VDV-Empfehlung für „offensive“ Tarifanpassungsanträge
Für ihn selbst überraschend, ist der DB-Vorstand bei der diesjährigen Bilanzpressekonferenz nicht mit Fragen zu künftigen Fahrpreissteigerungen konfrontiert worden. Im öffentlichen Bewusstsein scheint sich festgesetzt zu haben, dass Bus und Bahn einfach immer teurer werden (müssen). Nun rät der VDV seinen Mitgliedern eine offensive Tarifanpassung, weil die öffentliche Hand sich zunehmend aus der Finanzierung von Gemeinwohlausgaben zurückzieht. Anlass der Empfehlung ist eine Entscheidung des Bundesverfassungsgerichts zur Behindertenfreifahrt. Bei dieser Gelegenheit greifen die Karlsruher Richter auch das Prinzip der Eigenwirtschaftlichkeit an.

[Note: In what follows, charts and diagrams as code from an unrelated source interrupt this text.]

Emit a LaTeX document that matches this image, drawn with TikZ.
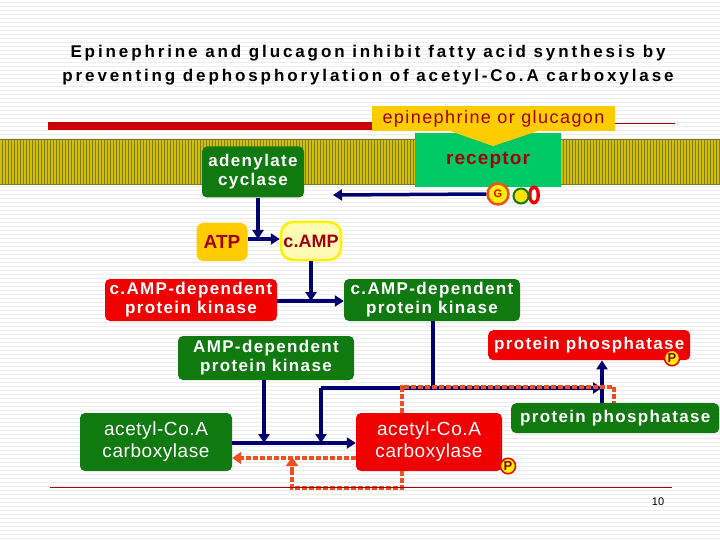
\documentclass[tikz,border=0pt]{standalone}
\usepackage{fontspec}
\setmainfont{Liberation Sans}
\usetikzlibrary{arrows.meta,shapes.geometric}
\definecolor{dgreen}{HTML}{107A10}
\definecolor{lgreen}{HTML}{00C864}
\definecolor{bred}{HTML}{F00000}
\definecolor{navy}{HTML}{000070}
\definecolor{ylw}{HTML}{FFCC00}
\definecolor{dred}{HTML}{A00010}
\definecolor{org}{HTML}{F05020}
\definecolor{olive}{HTML}{7A7A20}
\definecolor{membr}{HTML}{D4C000}
\newcommand{\ls}[1]{\addfontfeature{LetterSpace=#1}}
\tikzset{
 box/.style={rounded corners=5pt,inner sep=1pt,align=center,text=white,font=\fontsize{17}{19}\selectfont\bfseries\ls{8}},
 gbox/.style={box,fill=dgreen},
 rbox/.style={box,fill=bred},
 arr/.style={navy,line width=3.5pt,-{Triangle[length=9pt,width=11pt]}},
 ln/.style={navy,line width=3.5pt},
 dot/.style={org,line width=4pt,dash pattern=on 5pt off 2pt},
 darr/.style={dot,-{Triangle[length=9pt,width=12pt]}},
 pbub/.style={ellipse,fill=yellow,draw=bred,line width=1.5pt,inner sep=1pt,text=purple!70!black,font=\fontsize{13}{13}\selectfont\bfseries}
}
\begin{document}
\begin{tikzpicture}[x=1pt,y=-1pt]
\useasboundingbox (0,0) rectangle (720,540);
\fill[white] (0,0) rectangle (720,540);
\foreach \i in {2,6,...,538} \draw[black!7,line width=0.6pt] (0,\i)--(720,\i);
\node[font=\fontsize{17}{24}\selectfont\bfseries\ls{17},align=center] (title) at (368,65) {Epinephrine and glucagon inhibit fatty acid synthesis by\\preventing dephosphorylation of acetyl-Co.A carboxylase};
% membrane
\fill[olive] (0,139) rectangle (720,185);
\foreach \i in {1,4,...,720} \draw[membr,line width=1.2pt] (\i,140)--(\i,184);
% red bar
\fill[bred!85!black] (48,122) rectangle (372,130);
\draw[dred,line width=0.8pt] (612,123)--(675,123);
% receptor
\fill[lgreen] (415,133) rectangle (561,187);
\node[font=\fontsize{19}{19}\selectfont\bfseries\ls{6},text=dred] (rec) at (488,160) {receptor};
\fill[ylw] (450,131)--(538,131)--(493,146)--cycle;
\node[fill=ylw,minimum width=243pt,minimum height=25pt,inner sep=0pt,text=dred,font=\fontsize{18}{18}\selectfont\ls{8}] (epi) at (493.5,119) {epinephrine or glucagon};
% G protein
\node[ellipse,fill=bred,minimum width=12pt,minimum height=19pt,inner sep=0pt] (r1) at (534,195) {};
\node[ellipse,fill=white,minimum width=5pt,minimum height=12pt,inner sep=0pt] at (534,195) {};
\node[circle,fill=ylw!60!yellow,draw=dgreen,line width=2pt,minimum size=15pt,inner sep=0pt] (g2) at (521,196) {};
\node[circle,fill=yellow,draw=org,line width=2.5pt,minimum size=21pt,inner sep=0pt,text=bred,font=\fontsize{11}{11}\selectfont\bfseries] (G) at (498,194) {G};
% adenylate
\node[gbox,minimum width=102pt,minimum height=51pt] (ac) at (253,172) {adenylate\\cyclase};
\coordinate (acend) at (333,195);
\draw[arr] (G.west) -- (acend);
\node[rounded corners=7pt,fill=ylw,minimum width=51pt,minimum height=38pt,inner sep=0pt,text=dred,font=\fontsize{19}{19}\selectfont\bfseries] (atp) at (222,242) {ATP};
\node[rounded corners=12pt,fill=yellow!30,draw=yellow,line width=2.5pt,minimum width=60pt,minimum height=38pt,inner sep=0pt,text=dred,font=\fontsize{18}{18}\selectfont\bfseries] (camp) at (311,241) {c.AMP};
\coordinate (j1) at (258,239);
\draw[arr] (atp.east|-j1) -- (camp.west|-j1);
\draw[arr] (ac.south-|j1) -- (j1);
% kinases
\node[rbox,minimum width=172pt,minimum height=42pt] (rk) at (191,300) {c.AMP-dependent\\protein kinase};
\node[gbox,minimum width=176pt,minimum height=42pt] (gk) at (432,300) {c.AMP-dependent\\protein kinase};
\coordinate (j2) at (311,301);
\draw[arr] (rk.east|-j2) -- (gk.west|-j2);
\draw[arr] (camp.south-|j2) -- (j2);
\node[gbox,minimum width=176pt,minimum height=44pt] (amp) at (266,358) {AMP-dependent\\protein kinase};
\node[rbox,minimum width=202pt,minimum height=30pt,anchor=north west] (pp1) at (488,330) {protein phosphatase};
\node[pbub] (p1) at (672,358) {P};
\node[gbox,minimum width=208pt,minimum height=30pt,anchor=north west] (pp2) at (511,403) {protein phosphatase};
% acetyl-CoA
\node[box,fill=dgreen,font=\fontsize{19}{22}\selectfont\ls{3},minimum width=152pt,minimum height=58pt] (ac1) at (156,442) {acetyl-Co.A\\carboxylase};
\node[box,fill=bred,font=\fontsize{19}{22}\selectfont\ls{3},minimum width=146pt,minimum height=58pt] (ac2) at (429,442) {acetyl-Co.A\\carboxylase};
\node[pbub] (p2) at (508,466) {P};
% blue arrows
\coordinate (m1) at (264,443);
\coordinate (m2) at (321,443);
\coordinate (h1) at (321,388);
\coordinate (h2) at (602,388);
\draw[arr] (ac1.east|-m1) -- (ac2.west|-m1);
\draw[arr] (amp.south-|m1) -- (m1);
\draw[arr] (h1) -- (m2);
\draw[ln] (gk.south-|433,0) -- (433,388);
\draw[arr] (h1) -- (h2);
\draw[arr] (pp2.north-|h2) -- (pp1.south-|h2);
% orange dotted
\coordinate (d1) at (402,387);
\coordinate (d2) at (614,387);
\coordinate (d3) at (402,488);
\coordinate (d4) at (292,488);
\coordinate (d5) at (292,458);
\draw[darr] (ac2.west|-d5) -- (ac1.east|-d5);
\draw[dot] (ac2.north-|d1) -- (d1) -- (d2) -- (pp2.north-|d2);
\draw[dot] (ac2.south-|d3) -- (d3) -- (d4) -- (292,471);
\draw[darr] (292,472) -- (292,457);
% bottom line
\draw[dred,line width=0.8pt] (50,487) -- (672,487);
\node[font=\fontsize{11}{11}\selectfont] (pg) at (658,502) {10};
\end{tikzpicture}
\end{document}
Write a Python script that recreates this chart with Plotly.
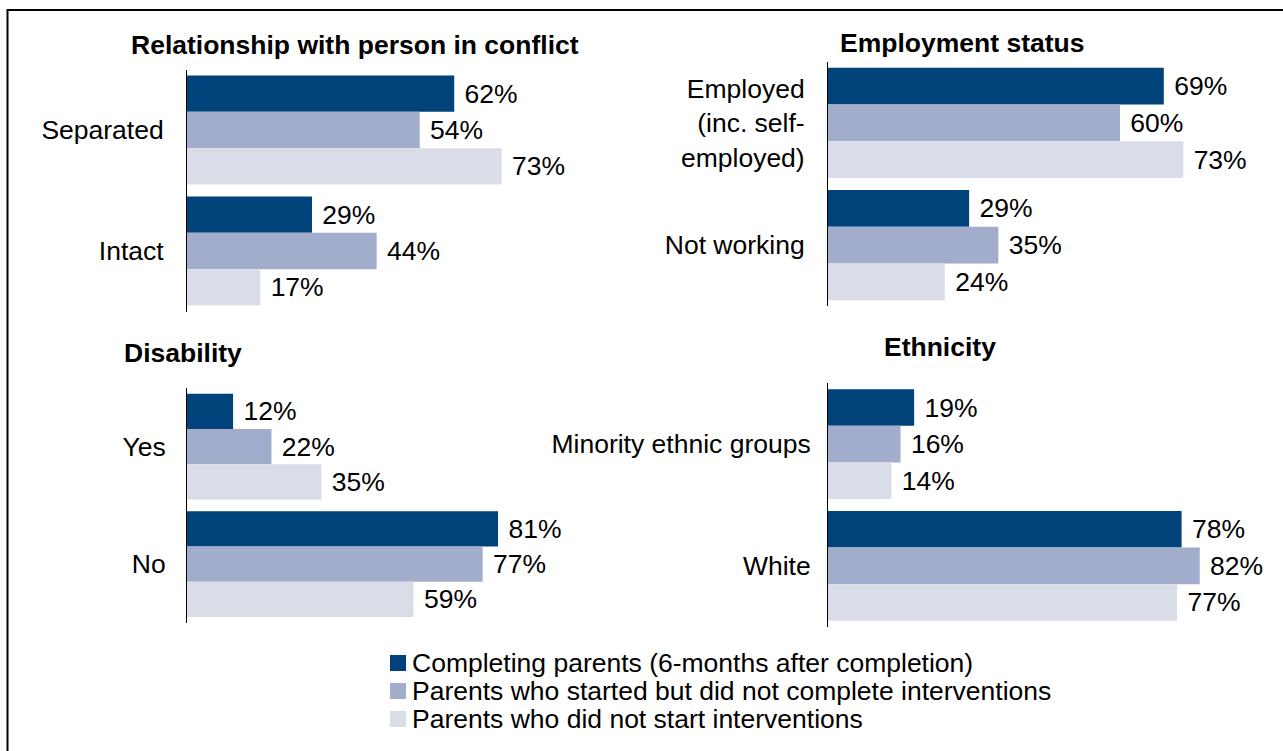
import plotly.graph_objects as go

# Series (legend order, top bar first within each group)
series_names = [
    "Completing parents (6-months after completion)",
    "Parents who started but did not complete interventions",
    "Parents who did not start interventions",
]
series_colors = ["#00427A", "#A2ACCB", "#D9DDE8"]

# Relationship with person in conflict
rel_categories = ["Separated", "Intact"]
rel_completing = [62, 29]
rel_started = [54, 44]
rel_not_started = [73, 17]

# Employment status
emp_categories = ["Employed<br>(inc. self-<br>employed)", "Not working"]
emp_completing = [69, 29]
emp_started = [60, 35]
emp_not_started = [73, 24]

# Disability
dis_categories = ["Yes", "No"]
dis_completing = [12, 81]
dis_started = [22, 77]
dis_not_started = [35, 59]

# Ethnicity
eth_categories = ["Minority ethnic groups", "White"]
eth_completing = [19, 78]
eth_started = [16, 82]
eth_not_started = [14, 77]

W, H = 1283, 751
FONT = "Liberation Sans, Arial, sans-serif"
FS = 26.5


def px_x(a, b):
    return [a / W, b / W]


def px_y(top, bottom):
    return [1 - bottom / H, 1 - top / H]


panels = [
    dict(cats=rel_categories, vals=[rel_completing, rel_started, rel_not_started],
         xdom=px_x(187, 618), xr=[0, 100], ydom=px_y(69.5, 311.5), standoff=17),
    dict(cats=emp_categories, vals=[emp_completing, emp_started, emp_not_started],
         xdom=px_x(828, 1266), xr=[0, 90], ydom=px_y(61.75, 306.25), standoff=17),
    dict(cats=dis_categories, vals=[dis_completing, dis_started, dis_not_started],
         xdom=px_x(187, 571), xr=[0, 100], ydom=px_y(387.75, 622.75), standoff=15),
    dict(cats=eth_categories, vals=[eth_completing, eth_started, eth_not_started],
         xdom=px_x(828, 1236), xr=[0, 90], ydom=px_y(383.25, 626.75), standoff=11),
]

fig = go.Figure()
layout = {}
for i, p in enumerate(panels, start=1):
    xa = "x" if i == 1 else f"x{i}"
    ya = "y" if i == 1 else f"y{i}"
    for name, color, vals in zip(series_names, series_colors, p["vals"]):
        fig.add_trace(go.Bar(
            x=vals, y=p["cats"], orientation="h", name=name,
            marker=dict(color=color, line=dict(width=0)),
            texttemplate="\u00a0%{x}%", textposition="outside",
            textfont=dict(family=FONT, size=FS, color="#000000"),
            constraintext="none", cliponaxis=False,
            showlegend=False, xaxis=xa, yaxis=ya,
            offsetgroup=name,
        ))
    key = "" if i == 1 else str(i)
    layout[f"xaxis{key}"] = dict(domain=p["xdom"], range=p["xr"], visible=False,
                                 anchor=ya, fixedrange=True)
    layout[f"yaxis{key}"] = dict(domain=p["ydom"], anchor=xa, type="category",
                                 autorange="reversed", showline=True,
                                 linecolor="#000000", linewidth=1,
                                 showgrid=False, zeroline=False, ticks="",
                                 ticklabelstandoff=p["standoff"],
                                 tickfont=dict(family=FONT, size=FS, color="#000000"))

fig.update_layout(**layout)

titles = [
    ("Relationship with person in conflict", 355, 45, "center"),
    ("Employment status", 962, 43, "center"),
    ("Disability", 122, 353, "left"),
    ("Ethnicity", 940, 347, "center"),
]
annotations = []
for text, x, y, anchor in titles:
    annotations.append(dict(text=f"<b>{text}</b>", x=x / W, y=1 - y / H,
                            xref="paper", yref="paper", xanchor=anchor,
                            yanchor="middle", showarrow=False,
                            font=dict(family=FONT, size=FS, color="#000000")))

# Legend drawn as swatches plus labels
shapes = []
legend_rows = [663, 691, 719]
for name, color, yc in zip(series_names, series_colors, legend_rows):
    shapes.append(dict(type="rect", xref="paper", yref="paper",
                       x0=390 / W, x1=406 / W, y0=1 - (yc + 8) / H, y1=1 - (yc - 8) / H,
                       fillcolor=color, line=dict(width=0)))
    annotations.append(dict(text=name, x=410 / W, y=1 - yc / H, xref="paper",
                            yref="paper", xanchor="left", yanchor="middle",
                            showarrow=False,
                            font=dict(family=FONT, size=FS, color="#000000")))

# Outer frame
shapes.append(dict(type="rect", xref="paper", yref="paper",
                   x0=7.5 / W, x1=1300 / W, y0=-20 / H, y1=1 - 10 / H,
                   line=dict(color="#000000", width=2), fillcolor="rgba(0,0,0,0)"))

fig.update_layout(
    width=W, height=H,
    margin=dict(l=0, r=0, t=0, b=0),
    paper_bgcolor="#FFFFFF", plot_bgcolor="#FFFFFF",
    barmode="group", bargap=0.1, bargroupgap=0,
    showlegend=False,
    annotations=annotations, shapes=shapes,
    font=dict(family=FONT, size=FS, color="#000000"),
)

fig.write_html("out.html", config={"displayModeBar": False})
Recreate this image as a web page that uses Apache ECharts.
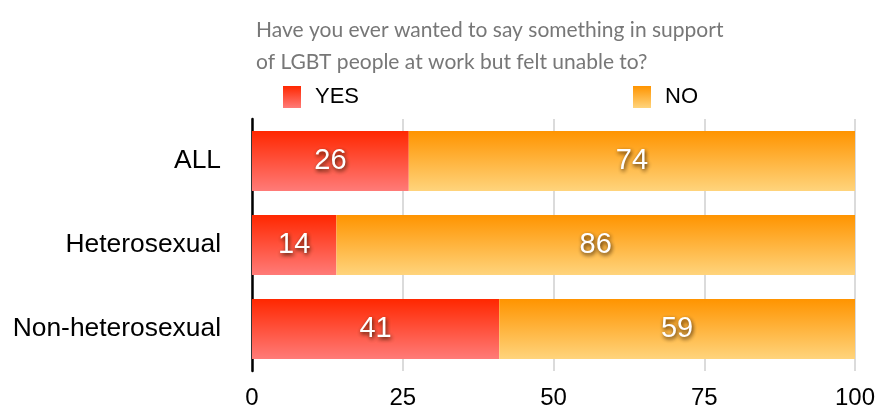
<!DOCTYPE html>
<html>
<head>
<meta charset="utf-8">
<script src="https://cdn.jsdelivr.net/npm/echarts@6/dist/echarts.min.js"></script>
<style>
  html, body { margin: 0; padding: 0; background: #fff; }
  #chart { width: 890px; height: 410px; }
</style>
</head>
<body>
<div id="chart"></div>
<script>
// Survey question and answer breakdown (percent of respondents)
const titleText = 'Have you ever wanted to say something in support\nof LGBT people at work but felt unable to?';
const categories = ['ALL', 'Heterosexual', 'Non-heterosexual'];
const seriesNames = ['YES', 'NO'];
const yesValues = [26, 14, 41];
const noValues = [74, 86, 59];
const xTicks = [0, 25, 50, 75, 100];

const yesGradient = new echarts.graphic.LinearGradient(0, 0, 0, 1, [
  { offset: 0, color: '#ff2700' },
  { offset: 1, color: '#ff7b78' }
]);
const noGradient = new echarts.graphic.LinearGradient(0, 0, 0, 1, [
  { offset: 0, color: '#ff9400' },
  { offset: 1, color: '#ffd47c' }
]);

const labelFont = '"Liberation Sans", Arial, Helvetica, sans-serif';

const valueLabel = {
  show: true,
  position: 'inside',
  color: '#fff',
  fontFamily: labelFont,
  fontSize: 29,
  textShadowColor: 'rgba(40,20,0,0.9)',
  textShadowBlur: 4,
  textShadowOffsetX: 1,
  textShadowOffsetY: 2
};

const chart = echarts.init(document.getElementById('chart'), null, { renderer: 'canvas' });

chart.setOption({
  animation: false,
  title: {
    text: titleText,
    left: 251,
    top: 9,
    textStyle: {
      fontFamily: 'Lato, sans-serif',
      fontWeight: 'normal',
      fontSize: 21,
      lineHeight: 32,
      color: '#777'
    }
  },
  legend: [
    {
      data: [seriesNames[0]],
      left: 283,
      top: 86,
      padding: 0,
      itemWidth: 18,
      itemHeight: 22,
      icon: 'rect',
      textStyle: { fontFamily: labelFont, fontSize: 22, color: '#000', padding: [2, 0, 0, 9] }
    },
    {
      data: [seriesNames[1]],
      left: 633,
      top: 86,
      padding: 0,
      itemWidth: 18,
      itemHeight: 22,
      icon: 'rect',
      textStyle: { fontFamily: labelFont, fontSize: 22, color: '#000', padding: [2, 0, 0, 9] }
    }
  ],
  grid: { left: 252, right: 35, top: 119, bottom: 37 },
  xAxis: {
    type: 'value',
    min: xTicks[0],
    max: xTicks[xTicks.length - 1],
    interval: 25,
    axisLine: { show: false },
    axisTick: { show: false },
    splitLine: { show: true, lineStyle: { color: '#cfcfcf', width: 1.5 } },
    axisLabel: { fontFamily: labelFont, fontSize: 24, color: '#000', margin: 15 }
  },
  yAxis: {
    type: 'category',
    data: categories,
    inverse: true,
    axisLine: { show: true, lineStyle: { color: '#000', width: 2.5 } },
    axisTick: { show: false },
    axisLabel: { fontFamily: labelFont, fontSize: 26.4, color: '#000', margin: 31 }
  },
  series: [
    {
      name: seriesNames[0],
      type: 'bar',
      stack: 'total',
      barWidth: 60,
      data: yesValues,
      itemStyle: { color: yesGradient },
      label: valueLabel
    },
    {
      name: seriesNames[1],
      type: 'bar',
      stack: 'total',
      barWidth: 60,
      data: noValues,
      itemStyle: { color: noGradient },
      label: valueLabel
    }
  ]
});
</script>
</body>
</html>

Seit 2005 erhalten Verkehrsunternehmen mit überdurchschnittlich vielen schwerbehinderten Fahrgästen nicht mehr den vollen Ausgleich für die gesetzlich vorgeschriebene Freifahrt, sondern nur noch zwei Drittel.
Diesen „Selbstbehalt für Härtefallunternehmen“ hat das Bundesverfassungsgericht (BVerfG) jetzt als verfassungsgemäß eingestuft, indem es eine entsprechende Verfassungsbeschwerde nicht zur Entscheidung angenommen hat.
Der Nichtannahmebeschluss ist vergleichsweise umfangreich begründet. Gestützt darauf, empfiehlt der Verband Deutscher Verkehrsunternehmen (VDV) seinen Mitglieder nun, „die Argumentation des BVerfG künftig bei ihren Tarifanpassungsanträgen offensiv zu berücksichtigen“, wie ÖPNV-Geschäftsführer Reiner Metz in einem Rundschreiben festhält.
Nach Auffassung der VDV-Hauptgeschäftsstelle und ihres Anwalts Christofer Lenz von der Stuttgarter Kanzlei Oppenländer stufen die Verfassungsrichter Fahrpreissteigerungen ausdrücklich als Ausweg ein, um ihre Mindereinnahmen nach dem neuen § 148 SGB IX zu kompensieren.
Der VDV hatte das von der Borkumer Kleinbahn (BKB) betriebene Musterverfahren unterstützt, unter anderem mit einem Gutachten des Verfassungsrechtlers Hans Jarass.
Der Münsteraner Professor stufte den Selbstbehalt nach § 148 SGB IX als Verstoß gegen den Gleichheitssatz (Art. 3 GG) und als Eingriff in die Berufsfreiheit (Artikel 12 GG) ein.